The KISS Principle and platform independence
(KISS: Keep It Simple, Stupid) People, including product and service users, generally want things that are simple, meaning easy to learn and use. The Band site acknowledges this by avoiding meaningless animations and other "gadgets" requiring users to have special software or a particular operating system. Everything is written using standard HTML and a set of scripts to automate maintenance, no traces of (quoting the author of The Cathedral and the Bazaar [RAY], Eric Raymond) "creeping featurism."
Staying non-commercial
Of course commercial web sites could and should be sustainable. But a non-commercial site like theband.hiof.no probably would have disappeared eventually if the webmaster had accepted "offers" from the music industry to take over control of the content (Capitol Records, a major US label, wanted to move the site to their own servers and use it to promote a CD from former The Band member Robbie Robertson in 1998).

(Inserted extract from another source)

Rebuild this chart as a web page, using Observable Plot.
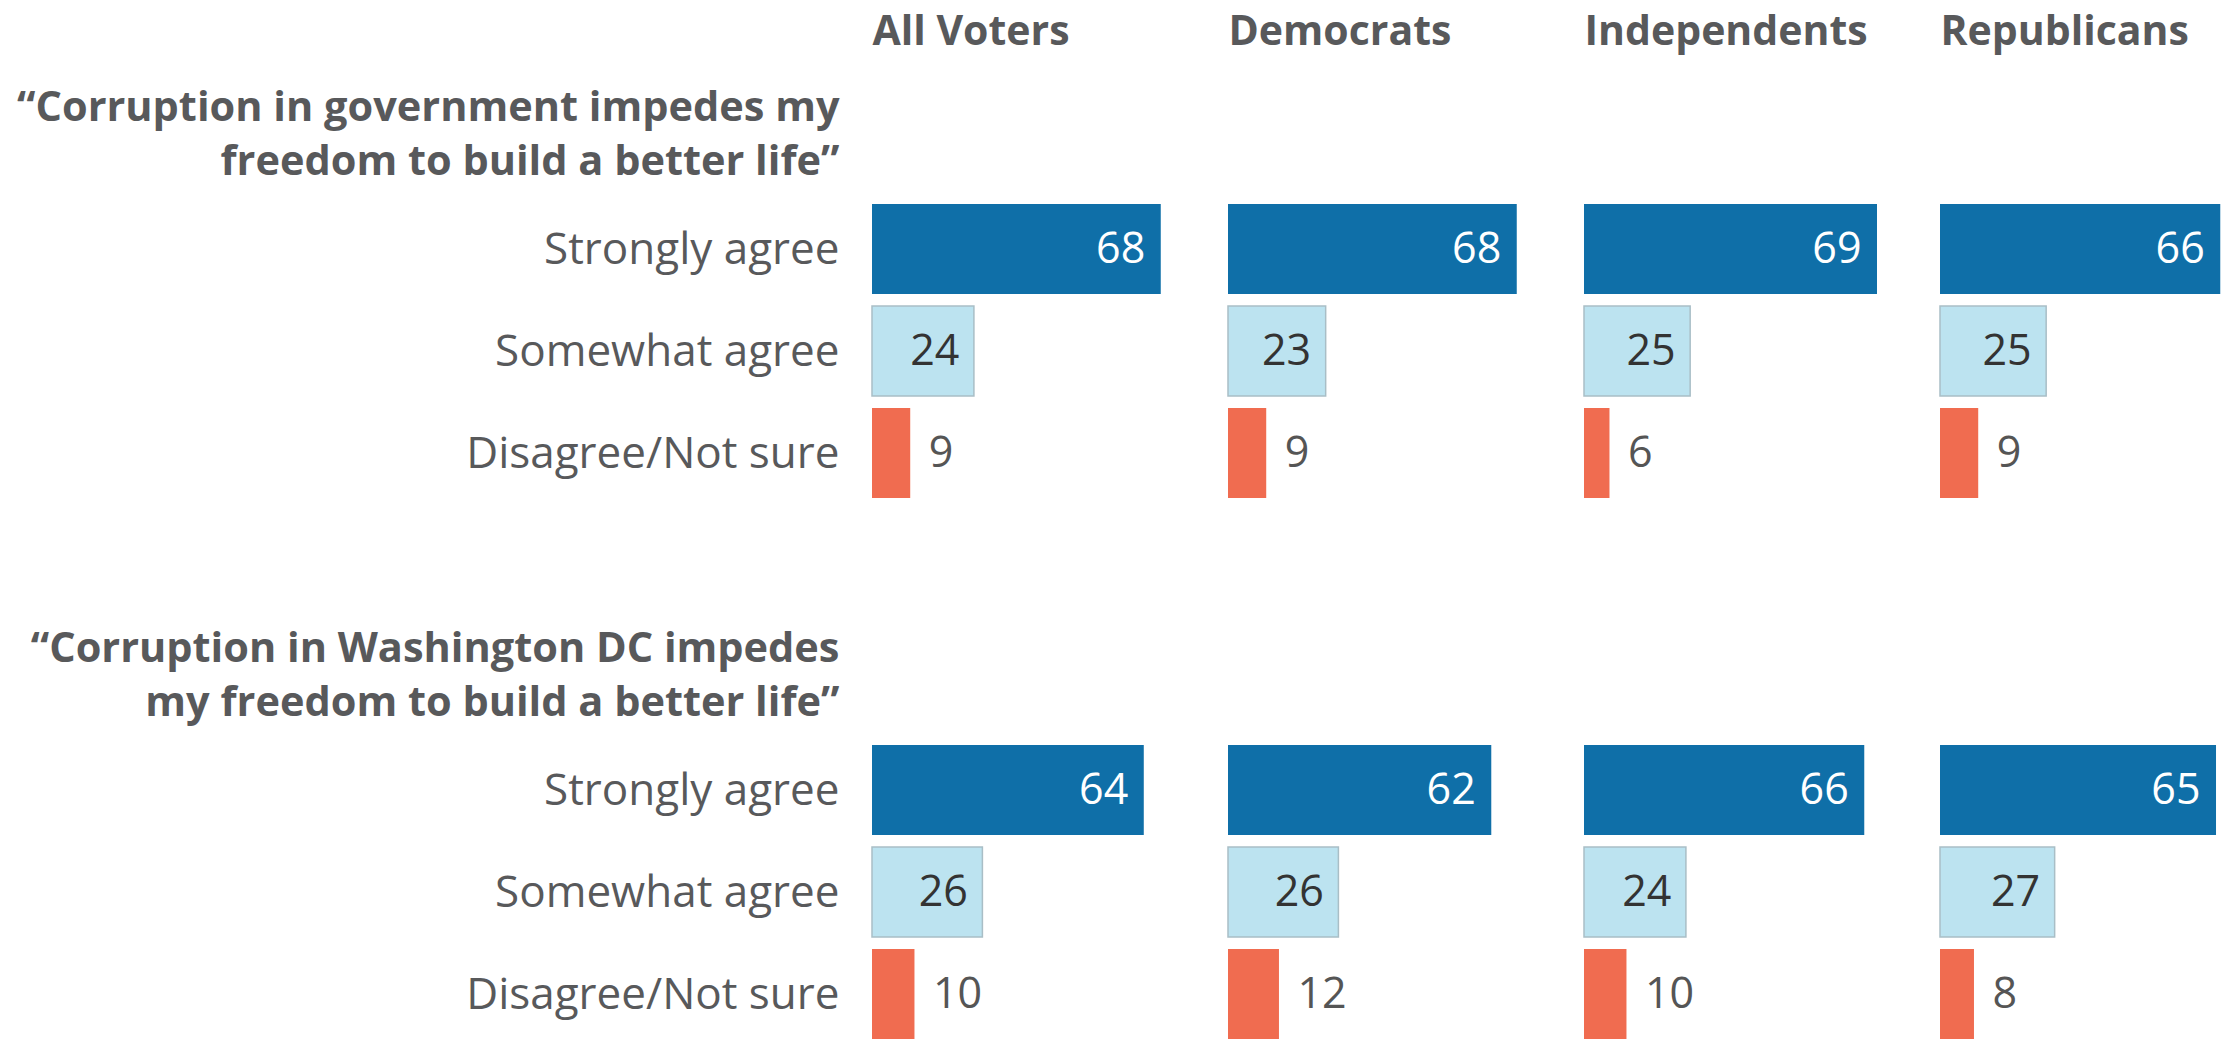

2.5 The Global Mapping Project

The Global Mapping Project [GLO] is an international effort started in 2000 to provide access to harmonized geodata on a global level. All national mapping agencies are encouraged to contribute data from their respective nations. Four types of raster data are offered (elevation, land cover, land use and vegetation) along with four vector data featuretypes (drainage systems, transportation, boundaries, populated places). Currently, completed data sets are available from 16 countries, see Figure 1.

globmap_world.png

Figure 1: Progress of The Global Mapping Project

The Global Map data are available as a set of files for each nation on the Vector Product Format, one of many geodata standards defined and used by US (military) organizations, in this case The National Imagery and Mapping Agency (NIMA). The data is not considered to be in the public domain, but may be used for non-commercial and research purposes. It is possible to browse and view the data with a simple application available from the project homepages. However, further use of the data requires use of geographic systems capable of digesting VPF data.

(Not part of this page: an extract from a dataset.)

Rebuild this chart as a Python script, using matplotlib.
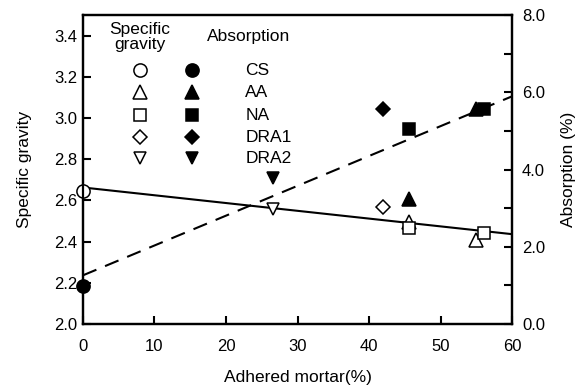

3. Sustainable Information Systems

Based on the lessons learned in the previous section, we suggest the following characteristics of a sustainable information system. These criteria should indeed be applicable to a digital system, and in general for any infrastructure based on information technology. In the next section we will see how the OneMap infrastructure is designed and implemented to meet most of these criteria.

Longevity
A prime characteristic of a sustainable system is that it is to be able to survive over time. Digital longevity is an area of growing concern, see e.g. [BES] and [ROS]. The case stories of the Domesday project and the lost and found punching cards indicate the graveness of this issue.
Demand
If there is no demand for the services offered from the system, the system will not fill any role in any context, and thus there would likely be little or no support of any kind. High demand is also a prerequisite for building a stable and significant user base, which definitely would help to sustain a system over time.
Simplicity
This is a common denominator for long-time survivors in the world of information technology systems. A sustainable system should be well planned with easy-to-use-and-understand design and clear, no-frills functionality.
Quality
Garbage in, garbage out...a system filled with low grade content will most likely end in the garbage bin, sooner or later.
Accessibility
One of the most prominent features of The Web is the easy and ubiquitous access. Services channeled through standard browsers reach the most distant corners of our globe.
Responsiveness
People needs feedback and the feeling of being heard and participating. Most systems will be strengthened by mechanisms allowing users to contribute to the development. The open-source "bazaar"-model used by the Linux project is one way of doing this [RAY].
Adaptivity
A system should have an underlying structure that allows for easy adaption of technological innovations and improvements. The information technology society experiences major paradigm shifts spaced only by a handful of years.
Scalability
Accelerated interest in and rapidly increasing number of request against a web server may bring a system to halt, and in several cases start a domino effect which eventually will crash the system fundamentally (the slashdot effect). A system has to gracefully handle an increasing work load, and also be prepared for a rapid growth of the content.
Robustness
Many of our most sustainable creatures of the earth may loose a limb or two, or even more significant body parts, and still function satisfactory. Robust systems are fault tolerant in the sense that sub systems may fail without bringing the system down. This might be implemented by exploiting redundancy or by providing backup systems/methods. Robustness also implies that it should be easy to replace modules of the system without redesigning the whole system.
Stability
A sustainable system should be run by an organization (like the WWW Consortium or the Global Mapping Project), or one or more key persons (like Linus Torvalds or Richard Stallman and his GNU cohorts) responsible for "keeping the flame burning" and "passing the torch" if needed, with regards to maintenance and development. Commercial companies may administrate sustainable systems, but would most likely drop a project if becomes financially uninteresting.

4. Project OneMap

The work presented in this paper is part of an ongoing long term effort named Project OneMap [MIS1]. The main objective is to incrementally build a large, distributed global online map. The intention is to provide free access to a repository of geographic information that may be used as base data for a wide variety of applications, such as GIS (Geographic Information Systems) analysis, environmental planning, tourist guides and transportation management. The main interface to the system, the Gateway, is shown in Figure 2.

world.png

Figure 2: OneMap Gateway

Project OneMap is an open project in every respect, as it is based on Open Source [OSR] and Open Content [OCN] principles, and also adopts a distributed management model. All major software components are completely platform independent. The project is currently hosted by and coordinated from Østfold University College, School of Computer Science.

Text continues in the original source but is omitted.